In this work we developed machine learning-based methods with the aim to further our understanding regarding fundamental questions of molecular biology, using as our example the model plant Arabidopsis thaliana:

What are the differences between genomes of individuals belonging to the same species? Characterizing sequence variants (polymorphisms) genome-wide is a prerequisite for establishing causal links between adaptive quantitative traits and the underlying genetic variants. Single-nucleotide polymorphisms (SNPs) are the most abundant class of polymorphisms. In addition to SNP detection, we investigated genomic regions in which SNP calling algorithms tend to fail: on the one hand, highly variable sequence tracts, for which, paradoxically, only very few SNPs can be identified and, on the other hand, additional polymorphism types, such as insertions and deletions. With our newly developed method (mPPR) we discovered hundreds of thousands of polymorphic regions (with a false-discovery rate of <3%). These correspond, in part, to SNPs, but also contain deletions ranging from a few to several thousand nucleotides in length. Our results revealed, for the first time, a comprehensive, fine-scale picture of the polymorphism patterns in A. thaliana with dramatic differences between coding and noncoding regions and also between individual genes and gene families.

What is an organism's full complement of genes, in which tissues and developmental stages are they transcribed and how is their expression altered in response to environmental changes? Transcriptome studies have provided the foundation for reconstruction of the gene regulatory network, which describes the control of cellular processes, e.g., during cell differentiation. We developed a transcript identification method (mSTAD), which recognizes genic expression patterns. With mSTAD, we discovered thousands of new transcripts that were not previously known despite extensive annotation efforts. Validation experiments confirmed >75% of the tested cases, corroborating mSTAD's high accuracy. Moreover, we found hundreds of genomic regions with evidence of stress-specific transcription. These include previously unannotated genes as well as wrongly annotated parts of known genes.

Our computational methods are based on data generated with so-called tiling arrays, an advanced DNA microarray which interrogates a whole genome in regular intervals. It facilitates both the detection of polymorphisms and transcriptome profiling. Using this technology our analyses targeted, for the first time, the whole genome and were not restricted to a few fragments.

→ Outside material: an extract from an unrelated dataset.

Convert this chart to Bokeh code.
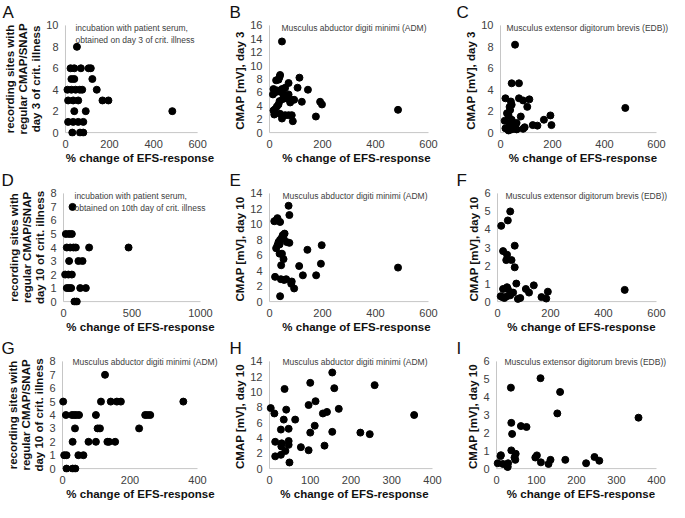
from bokeh.plotting import figure
from bokeh.models import Range1d, FixedTicker, Label, Title
from bokeh.layouts import column, row
from bokeh.embed import file_html
from bokeh.resources import INLINE

FONT = "Liberation Sans"
XTITLE = "% change of EFS-response"

# ---------------- data ----------------
# A: recording sites, day 3 serum
a_x = [52, 23, 40, 70, 105, 115, 27, 40, 122, 9, 27, 46, 65, 76, 142,
       12, 35, 58, 168, 195, 40, 92, 485, 12, 35, 58, 81, 31, 66, 81]
a_y = [8, 6, 6, 6, 6, 6, 5, 5, 5, 4, 4, 4, 4, 4, 4,
       3, 3, 3, 3, 3, 2, 2, 2, 1, 1, 1, 1, 0, 0, 0]
# B: ADM CMAP day 3
b_x = [47, 40, 38, 113, 25, 34, 72, 106, 145, 15, 28, 47, 59, 13, 21, 72, 40, 53,
       38, 50, 65, 75, 93, 122, 191, 198, 78, 34, 28, 21, 15, 40, 18, 59, 72, 84,
       47, 175, 88, 485]
b_y = [13.6, 8.6, 8.3, 8.2, 7.8, 7.9, 7.4, 6.7, 6.4, 6.5, 6.3, 6.5, 6.7, 5.7, 6.0, 5.7, 6.1, 5.7,
       4.7, 5.0, 5.1, 5.1, 4.9, 4.6, 4.6, 4.2, 4.5, 4.2, 3.9, 3.5, 3.3, 2.8, 2.7, 2.6, 2.6, 2.6,
       2.1, 2.4, 1.7, 3.4]
# C: EDB CMAP day 3
c_x = [56, 43, 71, 19, 71, 87, 111, 103, 40, 43, 35, 37, 25, 31, 78, 43, 16, 167, 192,
       19, 33, 50, 56, 62, 31, 43, 87, 93, 124, 142, 196, 480, 37, 62]
c_y = [8.2, 4.6, 4.6, 3.2, 3.2, 3.0, 3.1, 2.4, 2.9, 2.6, 2.4, 2.1, 1.8, 1.6, 1.5, 1.2, 1.1, 1.2, 1.6,
       0.4, 0.6, 0.6, 0.4, 0.3, 0.2, 0.3, 0.35, 0.5, 0.7, 0.65, 0.7, 2.3, 0.9, 0.9]
# D: recording sites, day 10 serum
d_x = [66, 17, 41, 61, 24, 49, 73, 90, 187, 475, 41, 109, 139, 12, 36, 61, 24, 40, 56, 122, 163, 80, 97]
d_y = [7, 5, 5, 5, 4, 4, 4, 4, 4, 4, 3, 3, 3, 2, 2, 2, 1, 1, 1, 1, 1, 0, 0]
# E: ADM CMAP day 10
e_x = [72, 75, 30, 18, 25, 40, 50, 57, 53, 40, 47, 34, 38, 65, 75, 25, 30, 197, 143, 38, 47, 53,
       44, 112, 194, 485, 126, 176, 21, 43, 55, 63, 84, 82, 93, 40]
e_y = [12.4, 11.2, 10.8, 10.4, 10.5, 10.3, 8.6, 8.8, 8.2, 8.0, 8.3, 7.7, 7.4, 7.7, 7.6, 6.9, 7.3, 7.3,
       6.7, 6.2, 6.2, 5.5, 4.7, 4.6, 4.9, 4.4, 3.4, 3.4, 3.2, 2.9, 2.8, 2.9, 2.6, 2.3, 1.7, 0.7]
# F: EDB CMAP day 10
f_x = [48, 39, 14, 65, 21, 36, 33, 53, 65, 71, 137, 107, 480, 21, 36, 39, 119, 190, 53, 59,
       12, 18, 26, 36, 48, 77, 86, 166, 184]
f_y = [5.0, 4.5, 4.2, 3.1, 2.8, 2.6, 2.3, 2.3, 1.9, 1.0, 0.9, 0.7, 0.65, 0.7, 0.8, 0.7, 0.5, 0.55, 0.5, 0.5,
       0.3, 0.25, 0.2, 0.3, 0.35, 0.15, 0.2, 0.25, 0.17]
# G: recording sites (ADM)
g_x = [2, 114, 143, 161, 173, 358, 126, 10, 28, 35, 41, 49, 99, 245, 252, 260,
       37, 104, 111, 227, 30, 77, 99, 133, 138, 156, 5, 12, 47, 62, 12, 30, 38]
g_y = [5, 5, 5, 5, 5, 5, 7, 4, 4, 4, 4, 4, 4, 4, 4, 4,
       3, 3, 3, 3, 2, 2, 2, 2, 2, 2, 1, 1, 1, 1, 0, 0, 0]
# H: ADM CMAP day 10
h_x = [154, 100, 258, 37, 159, 113, 96, 3, 170, 41, 141, 131, 12, 355, 35, 63, 28, 47, 111, 100,
       154, 223, 246, 14, 47, 47, 30, 29, 135, 77, 39, 96, 28, 14, 49]
h_y = [12.55, 11.2, 10.9, 10.4, 10.5, 8.8, 8.3, 7.9, 7.8, 7.7, 7.4, 7.2, 7.2, 7.0, 6.4, 6.4, 5.1, 5.2, 5.6, 4.7,
       4.8, 4.7, 4.5, 3.5, 3.6, 3.1, 3.3, 2.9, 3.0, 2.8, 2.3, 2.4, 1.8, 1.6, 0.8]
# I: EDB CMAP day 10
i_x = [110, 36, 159, 152, 355, 3, 10, 11, 16, 25, 27, 29, 28, 37, 39, 37, 48, 45, 47, 61, 75,
       97, 101, 111, 130, 135, 172, 224, 245, 257]
i_y = [5.06, 4.53, 4.29, 3.09, 2.85, 0.3, 0.7, 0.75, 0.26, 0.23, 0.12, 0.3, 0.09, 2.56, 1.94, 1.02, 0.83, 0.62, 0.49, 2.38, 2.33,
       0.62, 0.74, 0.35, 0.26, 0.49, 0.49, 0.3, 0.65, 0.44]

# tick labels
x600 = [0, 200, 400, 600]
x1000 = [0, 500, 1000]
x400a = [0, 200, 400]
x400b = [0, 100, 200, 300, 400]
y10 = [0, 2, 4, 6, 8, 10]
y16 = [0, 2, 4, 6, 8, 10, 12, 14, 16]
y8 = [0, 1, 2, 3, 4, 5, 6, 7, 8]
y14 = [0, 2, 4, 6, 8, 10, 12, 14]
y6 = [0, 1, 2, 3, 4, 5, 6]

SITES3 = "recording sites with\nregular CMAP/SNAP\nday 3 of crit. illness"
SITES10 = "recording sites with\nregular CMAP/SNAP\nday 10 of crit. illness"
NOTE3 = "incubation with patient serum,\nobtained on day 3 of crit. illness"
NOTE10 = "incubation with patient serum,\nobtained on 10th day of crit. illness"
ADM = "Musculus abductor digiti minimi (ADM)"
EDB = "Musculus extensor digitorum brevis (EDB))"

PAD = 4   # px below/left of zero so dots at 0 are not cut
TP = 4    # px above the top tick inside the frame


def panel(letter, xs, ys, xticks, yticks, ytitle, note,
          W, bl, dw, br, H, bt, dh, bb, note_dx, note_dy):
    fw = W - bl - br
    fh = H - bt - bb
    rp = fw - PAD - dw
    xmax = xticks[-1]
    ymax = yticks[-1]
    u = xmax / dw
    v = ymax / dh
    p = figure(width=W, height=H, title=None,
               min_border_left=bl, min_border_right=br,
               min_border_top=bt, min_border_bottom=bb,
               x_range=Range1d(-PAD * u, xmax + rp * u),
               y_range=Range1d(-PAD * v, ymax + TP * v),
               output_backend="svg", toolbar_location=None, tools="")
    p.xaxis.ticker = FixedTicker(ticks=xticks)
    p.yaxis.ticker = FixedTicker(ticks=yticks)
    for ax in (p.xaxis[0], p.yaxis[0]):
        ax.axis_line_color = None
        ax.major_tick_line_color = None
        ax.minor_tick_line_color = None
        ax.major_tick_out = 0
        ax.major_tick_in = 0
        ax.minor_tick_out = 0
        ax.major_label_text_font = FONT
        ax.major_label_text_font_size = "11px"
        ax.major_label_text_color = "#404040"
        ax.axis_label_text_font = FONT
        ax.axis_label_text_font_style = "bold"
        ax.axis_label_text_font_size = "11.5px"
        ax.axis_label_text_color = "#111111"
        ax.major_label_standoff = 3
        ax.axis_label_standoff = 1
    p.xaxis.axis_label = XTITLE
    p.yaxis.axis_label = ytitle
    p.yaxis.axis_label_text_line_height = 1.1
    p.grid.visible = False
    p.outline_line_color = None
    p.background_fill_color = "white"
    p.border_fill_color = "white"
    # axis lines (L-shaped, from the tick extents)
    p.line([xticks[0], xticks[-1]], [yticks[0], yticks[0]], line_color="#c6c6c6", line_width=1)
    p.line([xticks[0], xticks[0]], [yticks[0], yticks[-1]], line_color="#c6c6c6", line_width=1)
    p.scatter(xs, ys, size=7, fill_color="black", line_color="black")
    p.add_layout(Label(x=0, y=ymax, x_offset=note_dx, y_offset=note_dy, text=note,
                       text_font=FONT, text_font_size="8.5px", text_color="#404040",
                       text_baseline="top", text_align="left", text_line_height=1.15))
    p.add_layout(Title(text=letter, align="left", offset=1 - bl, standoff=0,
                       vertical_align="bottom", text_font=FONT, text_font_size="17px",
                       text_font_style="normal", text_color="#111111"), "above")
    return p


R1 = dict(H=168, bt=18, dh=110, bb=32)
R2 = dict(H=168, bt=18, dh=111, bb=31)
R3 = dict(H=166, bt=18, dh=110, bb=30)

pA = panel("A", a_x, a_y, x600, y10, SITES3, NOTE3, W=228, bl=60, dw=133, br=10, note_dx=10, note_dy=2, **R1)
pB = panel("B", b_x, b_y, x600, y16, "CMAP  [mV], day 3", ADM, W=227, bl=37, dw=159, br=8, note_dx=12, note_dy=2, **R1)
pC = panel("C", c_x, c_y, x600, y10, "CMAP  [mV], day 3", EDB, W=214, bl=41, dw=156, br=0, note_dx=6, note_dy=2, **R1)

pD = panel("D", d_x, d_y, x1000, y8, SITES10, NOTE10, W=228, bl=59, dw=137, br=7, note_dx=11, note_dy=2, **R2)
pE = panel("E", e_x, e_y, x600, y14, "CMAP  [mV], day 10", ADM, W=227, bl=37, dw=159, br=8, note_dx=13, note_dy=2, **R2)
pF = panel("F", f_x, f_y, x600, y6, "CMAP  [mV], day 10", EDB, W=214, bl=38, dw=159, br=0, note_dx=8, note_dy=2, **R2)

pG = panel("G", g_x, g_y, x400a, y8, SITES10, ADM, W=228, bl=58, dw=135, br=6, note_dx=10, note_dy=4, **R3)
pH = panel("H", h_x, h_y, x400b, y14, "CMAP  [mV], day 10", ADM, W=227, bl=37, dw=163, br=12, note_dx=13, note_dy=4, **R3)
pI = panel("I", i_x, i_y, x400b, y6, "CMAP  [mV], day 10", EDB, W=214, bl=37, dw=160, br=0, note_dx=8, note_dy=4, **R3)

layout = column(row(pA, pB, pC), row(pD, pE, pF), row(pG, pH, pI))

open("out.html", "w").write(file_html(layout, INLINE))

Since the resulting data resources are the basis for further research, high accuracy was imperative. However, microarray data typically exhibits high noise levels. We therefore devised new preprocessing techniques to reduce systematic noise, in particular probe sequence effects. We demonstrated the benefit of this technique for subsequent transcript identification. In contrast to that, comparable methods investigated here failed in this aspect. In our attempts to detect polymorphic or transcribed regions, we were facing segmentation problems. Recently developed machine learning algorithms, especially Hidden Markov Support Vector Machines, were found to be very well-suited for solving these problems. In the case of transcript identification, we could show mSTAD's superior accuracy compared to other widely used methods. Since no comparable methods exist for polymorphic region prediction, however, no such comparison was possible. Although originally developed for the analysis of A. thaliana data, our methods can nevertheless be broadly applied to similar data sets, which already exist for a number of organisms. We furthermore discuss their applicability to related data as it is, for instance, being generated by next-generation sequencing technologies.